Through a twist of fate and some very '90s training montages, Monroe becomes Zack’s partner. Together, they enter the pro beach volleyball circuit, aiming to compete in a championship that could be Zack’s redemption and Monroe’s redefinition.

It's your classic underdog sports setup but with palm trees, tank tops, and an unexpected dose of introspection.

What Most Reviews Overlook: The Existential Undercurrent

Here’s where Side Out caught me off guard. Beneath the neon colors and upbeat soundtrack, this is a movie about two men at very different crossroads.

Monroe is chasing the life he thinks he’s supposed to want: suits, ambition, corporate handshakes. Zack, on the other hand, is retreating from the life he used to dominate. He's burned out, hiding from past failures, and clinging to a world that no longer seems to need him.

Watching these two characters influence each other is more meaningful than you'd expect from a beach volleyball film. Monroe learns that success isn’t always about climbing the ladder. Zack learns that letting people in, even when you’re not at your peak, is still worth the risk.

It’s subtle, but there’s a surprisingly existential layer here that never gets enough credit.

C. Thomas Howell: More Than a Pretty Face

C. Thomas Howell was known for his roles in The Outsiders and Soul Man, but in Side Out, he sheds some of the teen heartthrob image and gives us a performance that’s more grounded. His Monroe is uptight, naïve, and frankly a little annoying at first, which makes his transformation more believable.

By the end of the film, he’s not just spiking balls and wearing board shorts. He’s someone who’s broken out of the mold that was built for him. And I’ve got to say that arc hit home for me more than I thought it would.

Peter Horton as Zack Barnes: A Solid “Washed-Up Hero” Performance

Horton, best known at the time for Thirtysomething, brings real gravitas to Zack. He’s cynical, detached, but never cartoonishly so. He’s the guy who almost made it and then got out before it all came crashing down. You can see the weight of regret in his performance, but also flickers of the old fire.

In a different movie, Zack would’ve been the comic relief or the guy yelling instructions from the sidelines. But Side Out puts him front and center. It’s his redemption story, too.

Beach Volleyball as Metaphor

Let’s be real, most of us aren’t watching Side Out to analyze game strategy. But there’s something undeniably cinematic about beach volleyball. The movement, the rhythm, the back-and-forth, it feels more like dance than sport. In this film, it becomes a metaphor for balance, teamwork, and finding flow.

Director Peter Israelson gives the matches real energy. The camera stays low and close, making you feel every jump, serve, and dig. It's immersive without being flashy. And yes, the final tournament montage delivers exactly the kind of cathartic payoff a good sports movie should.
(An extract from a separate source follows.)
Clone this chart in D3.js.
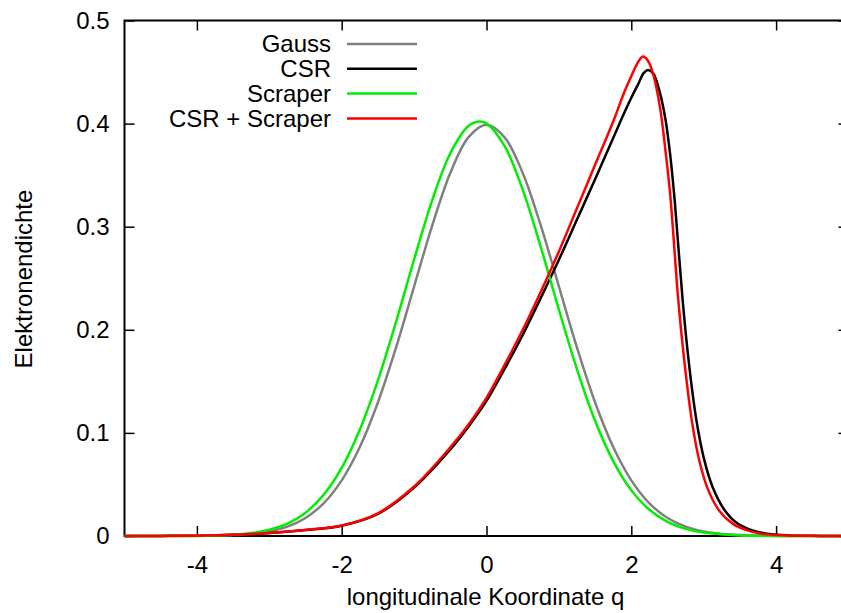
<!DOCTYPE html>
<html>
<head>
<meta charset="utf-8">
<script src="https://cdn.jsdelivr.net/npm/d3@7"></script>
<style>
  body { margin: 0; background: #fff; }
  svg { display: block; }
  text { font-family: "Liberation Sans", Arial, sans-serif; font-size: 24px; fill: #000; }
</style>
</head>
<body>
<div id="chart"></div>
<script>
// values
const qGauss = [-5, -4.5, -4, -3.5, -3.25, -3, -2.75, -2.5, -2.25, -2, -1.75, -1.5, -1.25, -1, -0.75, -0.5, -0.25, 0,
                0.25, 0.5, 0.75, 1, 1.25, 1.5, 1.75, 2, 2.25, 2.5, 2.75, 3, 3.25, 3.5, 4, 4.5, 5];
const gauss = [0, 0, 0.0001, 0.0009, 0.002, 0.0044, 0.0091, 0.0175, 0.0317, 0.054, 0.0863, 0.1295, 0.1826, 0.242, 0.3011, 0.3521, 0.3867, 0.3989,
               0.3867, 0.3521, 0.3011, 0.242, 0.1826, 0.1295, 0.0863, 0.054, 0.0317, 0.0175, 0.0091, 0.0044, 0.002, 0.0009, 0.0001, 0, 0];

const qScraper = [-5, -4.5, -4, -3.5, -3.25, -3, -2.75, -2.5, -2.25, -2, -1.75, -1.5, -1.25, -1, -0.75, -0.5, -0.25, -0.1, 0,
                  0.25, 0.5, 0.75, 1, 1.25, 1.5, 1.75, 2, 2.25, 2.5, 2.75, 3, 3.5, 4, 4.5, 5];
const scraper = [0, 0, 0.0002, 0.0012, 0.0028, 0.006, 0.0119, 0.0226, 0.0399, 0.0661, 0.1031, 0.1509, 0.2075, 0.2682, 0.3256, 0.3712, 0.3977, 0.402, 0.4002,
                 0.3782, 0.3359, 0.2802, 0.2196, 0.1617, 0.1118, 0.0727, 0.0444, 0.0254, 0.0137, 0.0069, 0.0033, 0.0006, 0.0001, 0, 0];

const qCsr = [-5, -4.5, -4, -3.5, -3, -2.5, -2, -1.5, -1, -0.5, -0.25, 0, 0.25, 0.5, 0.75, 1, 1.25, 1.5, 1.75, 1.9, 2, 2.1, 2.17, 2.23, 2.3,
              2.38, 2.47, 2.54, 2.6, 2.71, 2.8, 2.9, 3, 3.12, 3.28, 3.45, 3.63, 3.85, 4.2, 4.6, 5];
const csr = [0, 0.0001, 0.0003, 0.0012, 0.003, 0.0058, 0.01, 0.0215, 0.047, 0.084, 0.106, 0.131, 0.162, 0.195, 0.231, 0.268, 0.307, 0.346, 0.386, 0.41, 0.425, 0.439, 0.449, 0.452, 0.449,
             0.434, 0.405, 0.368, 0.325, 0.228, 0.165, 0.112, 0.076, 0.048, 0.026, 0.013, 0.0065, 0.0025, 0.0006, 0.0001, 0];

const qCsrScraper = [-5, -4.5, -4, -3.5, -3, -2.5, -2, -1.5, -1, -0.5, -0.25, 0, 0.25, 0.5, 0.75, 1, 1.25, 1.5, 1.75, 1.9, 2, 2.08, 2.16, 2.23,
                     2.31, 2.4, 2.47, 2.54, 2.65, 2.74, 2.84, 2.94, 3.06, 3.22, 3.4, 3.58, 3.8, 4.15, 4.6, 5];
const csrScraper = [0, 0.0001, 0.0003, 0.0012, 0.003, 0.0059, 0.0102, 0.022, 0.048, 0.086, 0.108, 0.134, 0.166, 0.2, 0.237, 0.276, 0.318, 0.36, 0.402, 0.43, 0.446, 0.458, 0.465, 0.461,
                    0.446, 0.414, 0.375, 0.329, 0.228, 0.165, 0.11, 0.073, 0.045, 0.024, 0.012, 0.006, 0.0022, 0.0005, 0.0001, 0];

const legendNames = ["Gauss", "CSR", "Scraper", "CSR + Scraper"];
const colors = ["#808080", "#000000", "#00ee00", "#ff0000"];
const xTicks = [-4, -2, 0, 2, 4];
const yTicks = [0, 0.1, 0.2, 0.3, 0.4, 0.5];

const series = [
    {name: legendNames[0], q: qGauss, v: gauss},
    {name: legendNames[1], q: qCsr, v: csr},
    {name: legendNames[2], q: qScraper, v: scraper},
    {name: legendNames[3], q: qCsrScraper, v: csrScraper}
];

const width = 841;
const height = 613;
const plot = {left: 124.5, right: 848.5, top: 20.5, bottom: 536};

const svg = d3.select("#chart")
    .append("svg")
    .attr("width", width)
    .attr("height", height);

const x = d3.scaleLinear().domain([-5, 5]).range([plot.left, plot.right]);
const y = d3.scaleLinear().domain([0, 0.5]).range([plot.bottom, plot.top]);

// bottom / top axes
svg.append("g")
    .attr("transform", `translate(0,${plot.bottom})`)
    .call(d3.axisBottom(x).tickValues(xTicks).tickSize(-10).tickPadding(20).tickFormat(d => String(d)));
svg.append("g")
    .attr("transform", `translate(0,${plot.top})`)
    .call(d3.axisTop(x).tickValues(xTicks).tickSize(-10).tickFormat(""));

// left / right axes
svg.append("g")
    .attr("transform", `translate(${plot.left},0)`)
    .call(d3.axisLeft(y).tickValues(yTicks).tickSize(-10).tickPadding(15).tickFormat(d => d === 0 ? "0" : d3.format(".1f")(d)));
svg.append("g")
    .attr("transform", `translate(${plot.right},0)`)
    .call(d3.axisRight(y).tickValues(yTicks).tickSize(-10).tickFormat(""));

svg.selectAll(".domain").remove();
svg.selectAll(".tick line").attr("stroke", "#000").attr("stroke-width", 1.5);
svg.selectAll(".tick text").attr("font-size", 24).attr("font-family", "Liberation Sans, Arial, sans-serif");

// frame
svg.append("rect")
    .attr("x", plot.left)
    .attr("y", plot.top)
    .attr("width", plot.right - plot.left)
    .attr("height", plot.bottom - plot.top)
    .attr("fill", "none")
    .attr("stroke", "#000")
    .attr("stroke-width", 2);

// curves
const line = d3.line()
    .x(d => x(d[0]))
    .y(d => y(Math.max(0, d[1])))
    .curve(d3.curveCatmullRom.alpha(0.5));

series.forEach((s, i) => {
    svg.append("path")
        .datum(s.q.map((q, j) => [q, s.v[j]]))
        .attr("fill", "none")
        .attr("stroke", colors[i])
        .attr("stroke-width", 2.5)
        .attr("d", line);
});

// legend
const legend = svg.append("g");
series.forEach((s, i) => {
    const ly = 44 + i * 24.8;
    legend.append("text")
        .attr("x", 331)
        .attr("y", ly)
        .attr("dy", "0.35em")
        .attr("text-anchor", "end")
        .text(s.name);
    legend.append("line")
        .attr("x1", 347)
        .attr("x2", 417)
        .attr("y1", ly)
        .attr("y2", ly)
        .attr("stroke", colors[i])
        .attr("stroke-width", 2.5);
});

// axis titles
svg.append("text")
    .attr("x", 485.5)
    .attr("y", 605)
    .attr("text-anchor", "middle")
    .text("longitudinale Koordinate q");

svg.append("text")
    .attr("transform", "translate(32,279) rotate(-90)")
    .attr("text-anchor", "middle")
    .text("Elektronendichte");
</script>
</body>
</html>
A Vibe-Heavy Time Capsule of the Early 90s

Here’s something I didn’t appreciate enough the first time around: Side Out is one of the most vibe-perfect films of 1990. The soundtrack, featuring hits from Ratt and other era-appropriate rockers, is a sun-drenched mixtape. The fashion? Tank tops, Oakleys, acid-wash shorts. The setting? Pure Santa Monica dreamscape.

It’s a movie that doesn’t just show you a time and place, it makes you feel like you’re there, kicking sand off your feet and wondering whether it’s too late to reinvent yourself.

Not Without Its Cheese… But That’s the Charm

Look, no one’s saying Side Out is a masterpiece. The dialogue gets clunky, the villains are one-dimensional, and the pacing sags in the middle. But honestly? That’s part of the charm. It’s sincere. It doesn’t try to be edgy or ironic. It believes in itself, and that sincerity is something I’ve come to really appreciate.

We often revisit movies like this because they offer something that’s hard to find now: emotional simplicity wrapped in pure atmosphere.

Final Thoughts

Side Out (1990) might not top lists of best sports movies, but it deserves a spot in the conversation. It’s more introspective than you’d expect, more emotional than it lets on, and more fun than a movie about beach volleyball has any right to be.

If you’re looking for a feel-good film that hits on themes of reinvention, unlikely friendships, and chasing a life that feels right instead of expected, this one’s worth dusting off.